• **SHORT TASK**:
Once the pictures are set aside, transcribe the remaining data exactly.

• **DATA SEGMENT**:
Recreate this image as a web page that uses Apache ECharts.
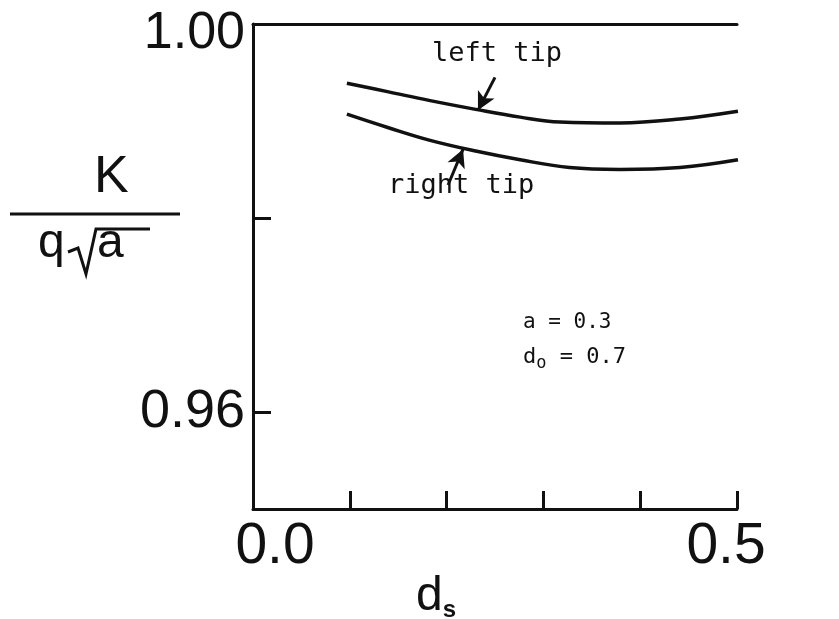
<!DOCTYPE html>
<html>
<head>
<meta charset="utf-8">
<script src="https://cdn.jsdelivr.net/npm/echarts@6/dist/echarts.min.js"></script>
<style>
  html, body { margin: 0; padding: 0; background: #fff; }
  #chart { width: 839px; height: 619px; }
</style>
</head>
<body>
<div id="chart"></div>
<script>
// d_s values
const dsLeft = [0.097, 0.14, 0.183, 0.23, 0.276, 0.317, 0.379, 0.441, 0.501];
const kLeft = [0.9939, 0.9930, 0.9921, 0.9912, 0.9904, 0.9899, 0.9898, 0.9902, 0.9910];
const dsRight = [0.097, 0.14, 0.183, 0.23, 0.276, 0.327, 0.379, 0.441, 0.501];
const kRight = [0.9907, 0.9893, 0.9880, 0.9869, 0.9860, 0.9852, 0.9850, 0.9852, 0.9860];

// 轴刻度
const xTicks = [0.1, 0.2, 0.3, 0.4, 0.5];
const xLabels = [0, 0.5];
const yTicks = [0.96, 0.98];
const yLabels = [0.96, 1.00];

// arrows: [tail, head] in data units
const leftArrow = [[0.250, 0.9945], [0.2324, 0.9911]];
const rightArrow = [[0.2015, 0.9834], [0.217, 0.9871]];

const ink = '#111';
const labelFont = '"Liberation Sans", sans-serif';
const monoFont = '"DejaVu Sans Mono", monospace';

const toPairs = (xs, ys) => xs.map((x, i) => [x, ys[i]]);

function arrowLine(pts) {
    return {
        silent: true,
        symbol: ['none', 'arrow'],
        symbolSize: [14, 18],
        lineStyle: { color: ink, width: 3, type: 'solid' },
        label: { show: false },
        data: [[{ coord: pts[0] }, { coord: pts[1] }]]
    };
}

const chart = echarts.init(document.getElementById('chart'));

const option = {
    backgroundColor: '#fff',
    animation: false,
    grid: {
        left: 253,
        right: 102,
        top: 24,
        bottom: 110,
        outerBoundsMode: 'none'
    },
    xAxis: [{
        type: 'value',
        min: 0,
        max: 0.5,
        interval: 0.1,
        splitLine: { show: false },
        axisLine: { lineStyle: { color: ink, width: 3 } },
        axisTick: {
            inside: true,
            length: 18,
            customValues: xTicks,
            lineStyle: { color: ink, width: 3 }
        },
        axisLabel: {
            customValues: xLabels,
            margin: 10,
            formatter: v => v === 0 ? '{z|0.0}' : '{n|' + v.toFixed(1) + '}',
            rich: {
                z: { fontSize: 57, fontFamily: labelFont, color: ink, padding: [0, 0, 0, 44] },
                n: { fontSize: 57, fontFamily: labelFont, color: ink, padding: [0, 22, 0, 0] }
            }
        }
    }, {
        type: 'value',
        position: 'top',
        min: 0,
        max: 0.5,
        axisLine: { lineStyle: { color: ink, width: 3 } },
        axisTick: { show: false },
        axisLabel: { show: false },
        splitLine: { show: false }
    }],
    yAxis: {
        type: 'value',
        min: 0.95,
        max: 1.00,
        interval: 0.01,
        splitLine: { show: false },
        axisLine: { lineStyle: { color: ink, width: 3 } },
        axisTick: {
            inside: true,
            length: 18,
            customValues: yTicks,
            lineStyle: { color: ink, width: 3 }
        },
        axisLabel: {
            customValues: yLabels,
            margin: 8,
            formatter: v => v >= 0.999 ? '{t|1.00}' : '{n|' + v.toFixed(2) + '}',
            rich: {
                t: { fontSize: 52, fontFamily: labelFont, color: ink, padding: [20, 0, 0, 0] },
                n: { fontSize: 54, fontFamily: labelFont, color: ink }
            }
        }
    },
    series: [{
        name: 'left tip',
        type: 'line',
        data: toPairs(dsLeft, kLeft),
        smooth: 0.4,
        symbol: 'none',
        lineStyle: { color: ink, width: 3.5 },
        markLine: arrowLine(leftArrow)
    }, {
        name: 'right tip',
        type: 'line',
        data: toPairs(dsRight, kRight),
        smooth: 0.4,
        symbol: 'none',
        lineStyle: { color: ink, width: 3.5 },
        markLine: arrowLine(rightArrow)
    }],
    graphic: [
        // y 轴标题 K / q√a
        { type: 'text', left: 94, top: 152, style: { text: 'K', font: '52px ' + labelFont, fill: ink } },
        { type: 'line', shape: { x1: 10, y1: 214, x2: 180, y2: 214 }, style: { stroke: ink, lineWidth: 3 } },
        { type: 'text', left: 38, top: 220, style: { text: 'q', font: '48px ' + labelFont, fill: ink } },
        { type: 'polyline', shape: { points: [[68, 252], [78, 248], [86, 274], [96, 229], [150, 229]] },
          style: { stroke: ink, lineWidth: 3, fill: null } },
        { type: 'text', left: 97, top: 220, style: { text: 'a', font: '48px ' + labelFont, fill: ink } },
        // x 轴标题 d_s
        {
            type: 'text', left: 416, top: 573,
            style: {
                text: '{d|d}{s|s}',
                rich: {
                    d: { font: '48px ' + labelFont, fill: ink, lineHeight: 50 },
                    s: { font: 'bold 24px ' + labelFont, fill: ink, verticalAlign: 'bottom' }
                }
            }
        },
        // 注释
        { type: 'text', left: 432, top: 40, style: { text: 'left tip', font: '27px ' + monoFont, fill: ink } },
        { type: 'text', left: 388, top: 172, style: { text: 'right tip', font: '27px ' + monoFont, fill: ink } },
        { type: 'text', left: 523, top: 312, style: { text: 'a = 0.3', font: '21px ' + monoFont, fill: ink } },
        {
            type: 'text', left: 523, top: 346,
            style: {
                text: '{d|d}{o|o}{r| = 0.7}',
                rich: {
                    d: { font: '22px ' + monoFont, fill: ink, lineHeight: 30 },
                    o: { font: '17px ' + monoFont, fill: ink, verticalAlign: 'bottom' },
                    r: { font: '22px ' + monoFont, fill: ink, lineHeight: 30 }
                }
            }
        }
    ]
};

chart.setOption(option);
</script>
</body>
</html>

• **TASK RESULT**:
Recreate this image as a web page that uses Apache ECharts.
<!DOCTYPE html>
<html>
<head>
<meta charset="utf-8">
<script src="https://cdn.jsdelivr.net/npm/echarts@6/dist/echarts.min.js"></script>
<style>
  html, body { margin: 0; padding: 0; background: #fff; }
  #chart { width: 839px; height: 619px; }
</style>
</head>
<body>
<div id="chart"></div>
<script>
// d_s values
const dsLeft = [0.097, 0.14, 0.183, 0.23, 0.276, 0.317, 0.379, 0.441, 0.501];
const kLeft = [0.9939, 0.9930, 0.9921, 0.9912, 0.9904, 0.9899, 0.9898, 0.9902, 0.9910];
const dsRight = [0.097, 0.14, 0.183, 0.23, 0.276, 0.327, 0.379, 0.441, 0.501];
const kRight = [0.9907, 0.9893, 0.9880, 0.9869, 0.9860, 0.9852, 0.9850, 0.9852, 0.9860];

// 轴刻度
const xTicks = [0.1, 0.2, 0.3, 0.4, 0.5];
const xLabels = [0, 0.5];
const yTicks = [0.96, 0.98];
const yLabels = [0.96, 1.00];

// arrows: [tail, head] in data units
const leftArrow = [[0.250, 0.9945], [0.2324, 0.9911]];
const rightArrow = [[0.2015, 0.9834], [0.217, 0.9871]];

const ink = '#111';
const labelFont = '"Liberation Sans", sans-serif';
const monoFont = '"DejaVu Sans Mono", monospace';

const toPairs = (xs, ys) => xs.map((x, i) => [x, ys[i]]);

function arrowLine(pts) {
    return {
        silent: true,
        symbol: ['none', 'arrow'],
        symbolSize: [14, 18],
        lineStyle: { color: ink, width: 3, type: 'solid' },
        label: { show: false },
        data: [[{ coord: pts[0] }, { coord: pts[1] }]]
    };
}

const chart = echarts.init(document.getElementById('chart'));

const option = {
    backgroundColor: '#fff',
    animation: false,
    grid: {
        left: 253,
        right: 102,
        top: 24,
        bottom: 110,
        outerBoundsMode: 'none'
    },
    xAxis: [{
        type: 'value',
        min: 0,
        max: 0.5,
        interval: 0.1,
        splitLine: { show: false },
        axisLine: { lineStyle: { color: ink, width: 3 } },
        axisTick: {
            inside: true,
            length: 18,
            customValues: xTicks,
            lineStyle: { color: ink, width: 3 }
        },
        axisLabel: {
            customValues: xLabels,
            margin: 10,
            formatter: v => v === 0 ? '{z|0.0}' : '{n|' + v.toFixed(1) + '}',
            rich: {
                z: { fontSize: 57, fontFamily: labelFont, color: ink, padding: [0, 0, 0, 44] },
                n: { fontSize: 57, fontFamily: labelFont, color: ink, padding: [0, 22, 0, 0] }
            }
        }
    }, {
        type: 'value',
        position: 'top',
        min: 0,
        max: 0.5,
        axisLine: { lineStyle: { color: ink, width: 3 } },
        axisTick: { show: false },
        axisLabel: { show: false },
        splitLine: { show: false }
    }],
    yAxis: {
        type: 'value',
        min: 0.95,
        max: 1.00,
        interval: 0.01,
        splitLine: { show: false },
        axisLine: { lineStyle: { color: ink, width: 3 } },
        axisTick: {
            inside: true,
            length: 18,
            customValues: yTicks,
            lineStyle: { color: ink, width: 3 }
        },
        axisLabel: {
            customValues: yLabels,
            margin: 8,
            formatter: v => v >= 0.999 ? '{t|1.00}' : '{n|' + v.toFixed(2) + '}',
            rich: {
                t: { fontSize: 52, fontFamily: labelFont, color: ink, padding: [20, 0, 0, 0] },
                n: { fontSize: 54, fontFamily: labelFont, color: ink }
            }
        }
    },
    series: [{
        name: 'left tip',
        type: 'line',
        data: toPairs(dsLeft, kLeft),
        smooth: 0.4,
        symbol: 'none',
        lineStyle: { color: ink, width: 3.5 },
        markLine: arrowLine(leftArrow)
    }, {
        name: 'right tip',
        type: 'line',
        data: toPairs(dsRight, kRight),
        smooth: 0.4,
        symbol: 'none',
        lineStyle: { color: ink, width: 3.5 },
        markLine: arrowLine(rightArrow)
    }],
    graphic: [
        // y 轴标题 K / q√a
        { type: 'text', left: 94, top: 152, style: { text: 'K', font: '52px ' + labelFont, fill: ink } },
        { type: 'line', shape: { x1: 10, y1: 214, x2: 180, y2: 214 }, style: { stroke: ink, lineWidth: 3 } },
        { type: 'text', left: 38, top: 220, style: { text: 'q', font: '48px ' + labelFont, fill: ink } },
        { type: 'polyline', shape: { points: [[68, 252], [78, 248], [86, 274], [96, 229], [150, 229]] },
          style: { stroke: ink, lineWidth: 3, fill: null } },
        { type: 'text', left: 97, top: 220, style: { text: 'a', font: '48px ' + labelFont, fill: ink } },
        // x 轴标题 d_s
        {
            type: 'text', left: 416, top: 573,
            style: {
                text: '{d|d}{s|s}',
                rich: {
                    d: { font: '48px ' + labelFont, fill: ink, lineHeight: 50 },
                    s: { font: 'bold 24px ' + labelFont, fill: ink, verticalAlign: 'bottom' }
                }
            }
        },
        // 注释
        { type: 'text', left: 432, top: 40, style: { text: 'left tip', font: '27px ' + monoFont, fill: ink } },
        { type: 'text', left: 388, top: 172, style: { text: 'right tip', font: '27px ' + monoFont, fill: ink } },
        { type: 'text', left: 523, top: 312, style: { text: 'a = 0.3', font: '21px ' + monoFont, fill: ink } },
        {
            type: 'text', left: 523, top: 346,
            style: {
                text: '{d|d}{o|o}{r| = 0.7}',
                rich: {
                    d: { font: '22px ' + monoFont, fill: ink, lineHeight: 30 },
                    o: { font: '17px ' + monoFont, fill: ink, verticalAlign: 'bottom' },
                    r: { font: '22px ' + monoFont, fill: ink, lineHeight: 30 }
                }
            }
        }
    ]
};

chart.setOption(option);
</script>
</body>
</html>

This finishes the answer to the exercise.